Slash’s pitch centers on automation and real-time visibility – table stakes in today’s spend management category, but executed with what customers describe as unusual attention to user experience. The platform combines corporate cards, expense management, bill pay, and procurement tools into a single dashboard. Finance teams can set spending limits, approve expenses instantly, and sync everything directly to their accounting software without the manual reconciliation that still plagues many companies.
The competitive landscape is brutal. Ramp recently crossed $100 million in revenue and is rumored to be eyeing an IPO in the next 18 months. Brex pivoted upmarket after struggling with SMB churn, and legacy players like Concur still dominate enterprise accounts. Meanwhile, Airbase, Teampay, and a dozen other startups are fighting for the same customers.

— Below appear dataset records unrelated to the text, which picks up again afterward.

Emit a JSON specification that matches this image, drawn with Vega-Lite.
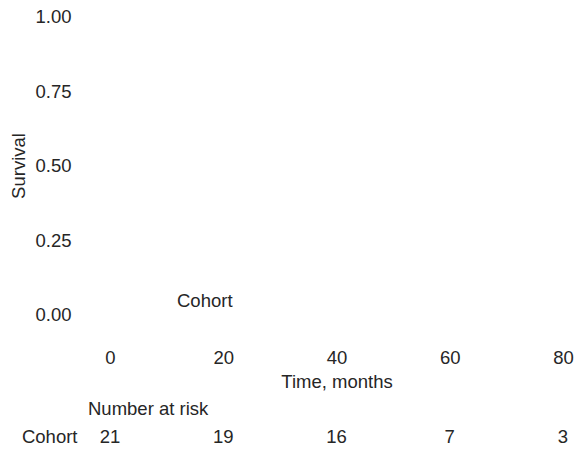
{
  "$schema": "https://vega.github.io/schema/vega-lite/v6.json",
  "background": "white",
  "padding": {"left": 9, "top": 7.5, "right": 0, "bottom": 0},
  "datasets": {
    "risk": [
      {"time": 0, "n": 21, "strata": "Cohort"},
      {"time": 20, "n": 19, "strata": "Cohort"},
      {"time": 40, "n": 16, "strata": "Cohort"},
      {"time": 60, "n": 7, "strata": "Cohort"},
      {"time": 80, "n": 3, "strata": "Cohort"}
    ]
  },
  "config": {
    "font": "Liberation Sans",
    "view": {"stroke": null},
    "axis": {"labelFont": "Liberation Sans", "titleFont": "Liberation Sans", "labelFontSize": 18.5, "titleFontSize": 18.5, "labelColor": "#262626", "titleColor": "#262626", "titleFontWeight": "normal", "domain": false, "ticks": false, "grid": false},
    "legend": {"labelFont": "Liberation Sans", "titleFont": "Liberation Sans", "titleFontSize": 18.5, "titleColor": "#262626", "titleFontWeight": "normal"},
    "title": {"font": "Liberation Sans", "fontSize": 18.5, "color": "#262626", "fontWeight": "normal"}
  },
  "spacing": 8,
  "vconcat": [
    {
      "width": 453,
      "height": 298,
      "data": {"name": "risk"},
      "mark": {"type": "point", "opacity": 0},
      "encoding": {
        "x": {"field": "time", "type": "quantitative", "scale": {"domain": [0, 80], "nice": false, "zero": false}, "axis": {"values": [0, 20, 40, 60, 80], "labelFlush": false, "title": "Time, months", "labelPadding": 33.5, "titlePadding": 6}},
        "y": {"datum": 1, "type": "quantitative", "scale": {"domain": [0, 1], "nice": false}, "axis": {"values": [0, 0.25, 0.5, 0.75, 1], "labelFlush": false, "format": ".2f", "title": "Survival", "labelPadding": 39, "titlePadding": 6}},
        "color": {"field": "strata", "type": "nominal", "scale": {"range": ["#262626"]}, "legend": {"title": "Cohort", "orient": "none", "legendX": 67, "legendY": 275, "symbolOpacity": 0, "labelOpacity": 0, "symbolStrokeWidth": 0}}
      }
    },
    {
      "width": 453,
      "height": 14,
      "title": {"text": "Number at risk", "anchor": "start", "frame": "group", "dx": -22, "offset": 9},
      "data": {"name": "risk"},
      "mark": {"type": "text", "font": "Liberation Sans", "fontSize": 18.5, "color": "#262626"},
      "encoding": {
        "x": {"field": "time", "type": "quantitative", "scale": {"domain": [0, 80], "nice": false, "zero": false}, "axis": null},
        "y": {"field": "strata", "type": "nominal", "axis": {"title": null, "labelPadding": 33}},
        "text": {"field": "n", "type": "quantitative"}
      }
    }
  ]
}
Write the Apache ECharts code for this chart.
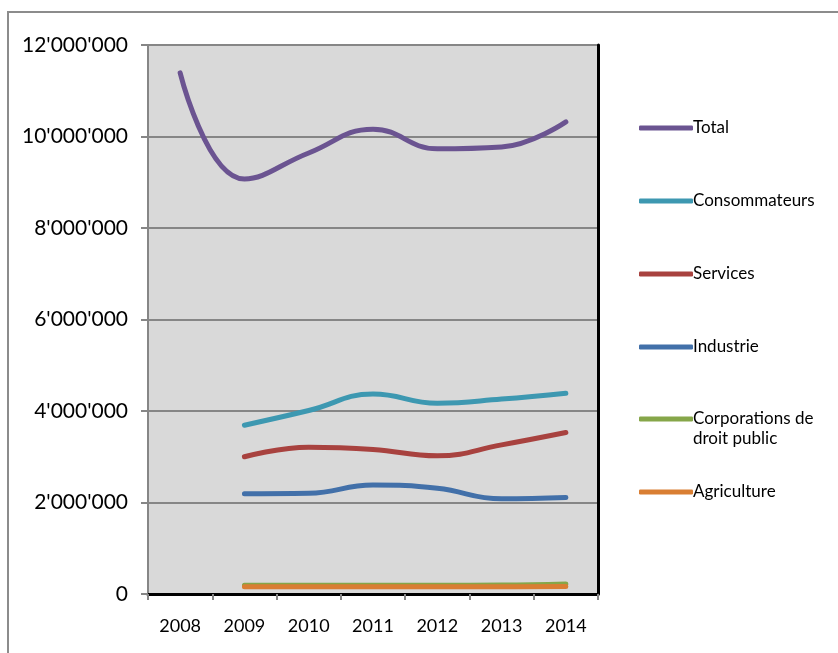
<!DOCTYPE html>
<html>
<head>
<meta charset="utf-8">
<script src="https://cdn.jsdelivr.net/npm/echarts@6/dist/echarts.min.js"></script>
<style>
html,body{margin:0;padding:0;background:#fff;}
#c{width:838px;height:653px;}
</style>
</head>
<body>
<div id="c"></div>
<script>
const years = ['2008','2009','2010','2011','2012','2013','2014'];
const total = [11390000, 9070000, 9640000, 10160000, 9730000, 9770000, 10320000];
const consommateurs = [null, 3690000, 4010000, 4370000, 4170000, 4260000, 4390000];
const services = [null, 3000000, 3210000, 3160000, 3020000, 3260000, 3530000];
const industrie = [null, 2190000, 2200000, 2380000, 2310000, 2080000, 2110000];
const corporations = [null, 190000, 190000, 190000, 190000, 195000, 220000];
const agriculture = [null, 160000, 160000, 160000, 160000, 160000, 165000];
const yTicks = [0, 2000000, 4000000, 6000000, 8000000, 10000000, 12000000];

const seriesDefs = [
  {name:'Total', data: total, color:'#6b5491'},
  {name:'Consommateurs', data: consommateurs, color:'#3d98b1'},
  {name:'Services', data: services, color:'#a8423f'},
  {name:'Industrie', data: industrie, color:'#4270a9'},
  {name:'Corporations de droit public', data: corporations, color:'#86a649'},
  {name:'Agriculture', data: agriculture, color:'#d97e33'}
];
const legendTops = [113, 186, 259, 332, 384, 477];

function fmt(v){
  return String(v).replace(/\B(?=(\d{3})+(?!\d))/g, "'");
}

const FONT = 'Lato, "Open Sans", sans-serif';
const chart = echarts.init(document.getElementById('c'), null, {renderer:'canvas'});
chart.setOption({
  animation:false,
  backgroundColor:'#fff',
  graphic:[{
    type:'polyline',
    shape:{points:[[8,660],[8,12],[840,12]]},
    style:{stroke:'#8c8c8c', lineWidth:2, fill:null},
    silent:true
  }],
  grid:{left:148, right:240, top:45, bottom:59, show:true, backgroundColor:'#d9d9d9', borderWidth:0},
  legend: seriesDefs.map((s,i)=>({
    data:[s.name],
    left:634,
    top:legendTops[i],
    orient:'vertical',
    itemWidth:54,
    itemHeight:5,
    itemGap:0,
    icon:'roundRect',
    selectedMode:false,
    formatter: n => n === 'Corporations de droit public' ? '\nCorporations de\ndroit public' : n,
    textStyle:{fontFamily:FONT, fontSize:17, color:'#000', lineHeight:20, padding:[0,0,0,-5]}
  })),
  xAxis:[{
    type:'category',
    data:years,
    boundaryGap:true,
    axisLine:{lineStyle:{color:'#868686', width:2}},
    axisTick:{show:true, length:6, lineStyle:{color:'#868686', width:2}, alignWithLabel:false},
    axisLabel:{fontFamily:FONT, fontSize:18, color:'#000', margin:23},
    splitLine:{show:false}
  },{
    type:'category',
    data:years,
    position:'top',
    axisLine:{show:true, lineStyle:{color:'#000', width:3}},
    axisTick:{show:false},
    axisLabel:{show:false},
    splitLine:{show:false}
  }],
  yAxis:[{
    type:'value',
    min:yTicks[0],
    max:yTicks[yTicks.length-1],
    interval:yTicks[1]-yTicks[0],
    axisLine:{show:true, lineStyle:{color:'#868686', width:2}},
    axisTick:{show:true, length:7, lineStyle:{color:'#868686', width:2}},
    axisLabel:{fontFamily:FONT, fontSize:21, color:'#000', margin:20, formatter: v => fmt(v)},
    splitLine:{show:true, lineStyle:{color:'#868686', width:2}}
  },{
    type:'value',
    position:'right',
    min:yTicks[0],
    max:yTicks[yTicks.length-1],
    interval:yTicks[1]-yTicks[0],
    axisLine:{show:true, lineStyle:{color:'#000', width:3}},
    axisTick:{show:false},
    axisLabel:{show:false},
    splitLine:{show:false}
  }],
  series: seriesDefs.map(s=>({
    name:s.name,
    type:'line',
    data:s.data,
    smooth:0.45,
    symbol:'none',
    connectNulls:false,
    color:s.color,
    lineStyle:{color:s.color, width:5, cap:'round', join:'round'},
    itemStyle:{color:s.color}
  }))
});
</script>
</body>
</html>
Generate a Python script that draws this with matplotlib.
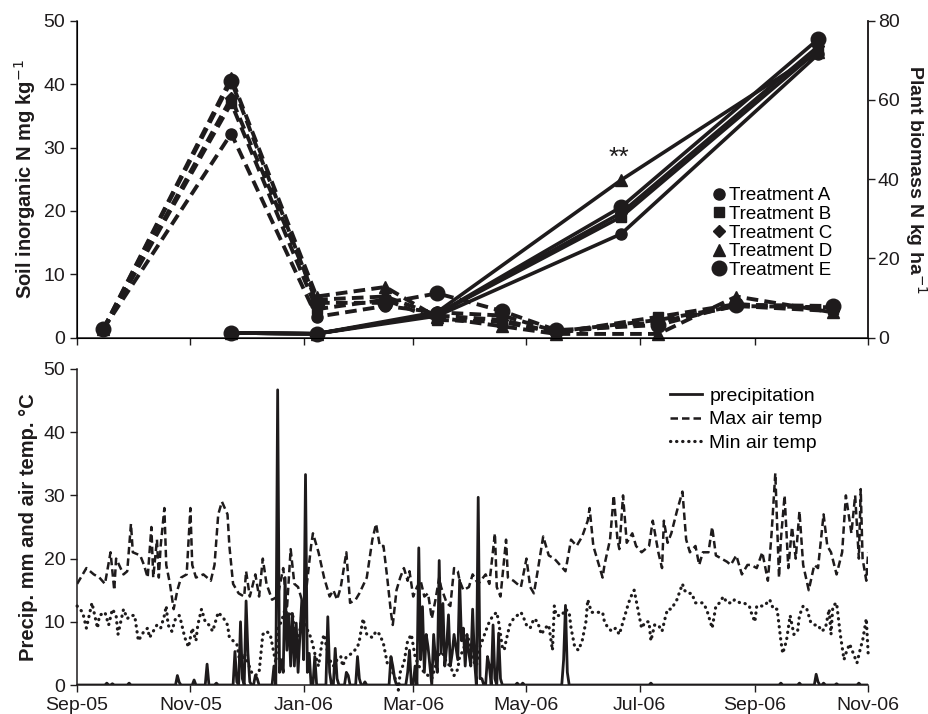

But Slash seems to be carving out its niche. The company claims its revenue has grown 3x year-over-year, suggesting it’s winning deals despite the competition. Customer acquisition appears to be driven by word-of-mouth among finance teams and a freemium model that lets companies start with basic card functionality before upgrading to premium features.
The $100 million round gives Slash serious firepower to scale. According to sources familiar with the deal, the company plans to triple its engineering team and invest heavily in AI-powered expense categorization and fraud detection. There’s also talk of international expansion, though the company hasn’t confirmed specific markets.
Khosla and Ribbit’s involvement is notable. Both firms have deep fintech expertise – Ribbit backed Robinhood and Coinbase early, while Khosla has bets across the infrastructure stack. Their participation signals confidence that the spend management market can support multiple multi-billion-dollar companies, not just one or two dominant players.
The timing is interesting too. After a brutal 2022 and 2023 for fintech valuations, companies are finally starting to raise at meaningful step-ups again. Slash’s $1.4 billion valuation represents a significant increase from its Series B, though the company hasn’t disclosed that earlier figure. The willingness of blue-chip VCs to deploy $100 million checks suggests the fintech funding environment is thawing for companies with strong unit economics.
What remains to be seen is whether Slash can maintain its growth trajectory as it scales. The jump from $300 million to $1 billion in revenue is exponentially harder than the early stages, and the company will face increasing pressure from incumbents who are finally waking up to the threat. Corporate card programs have high switching costs, but they’re not insurmountable – especially for companies frustrated with their current providers.
The founder age story is compelling, but ultimately investors are betting on execution, not narrative. At 24, Slash’s leadership team is still learning how to run a company at scale. They’ll need to hire experienced operators, navigate enterprise sales cycles, and build a culture that can sustain hypergrowth. Many well-funded startups have stumbled at exactly this stage.
Slash’s unicorn moment marks a rare win for the narrative that great founders can come from anywhere, at any age. But the real test starts now. With $100 million in the bank and a $1.4 billion valuation to grow into, the company needs to prove it can compete with better-funded, more mature rivals in a market that’s getting more competitive by the quarter. The spend management category is far from winner-take-all, which gives Slash room to run – but only if it can execute flawlessly while juggling the pressures of hypergrowth. For investors betting on these 24-year-old founders, the next few years will determine whether this is a generational company or just another well-funded also-ran.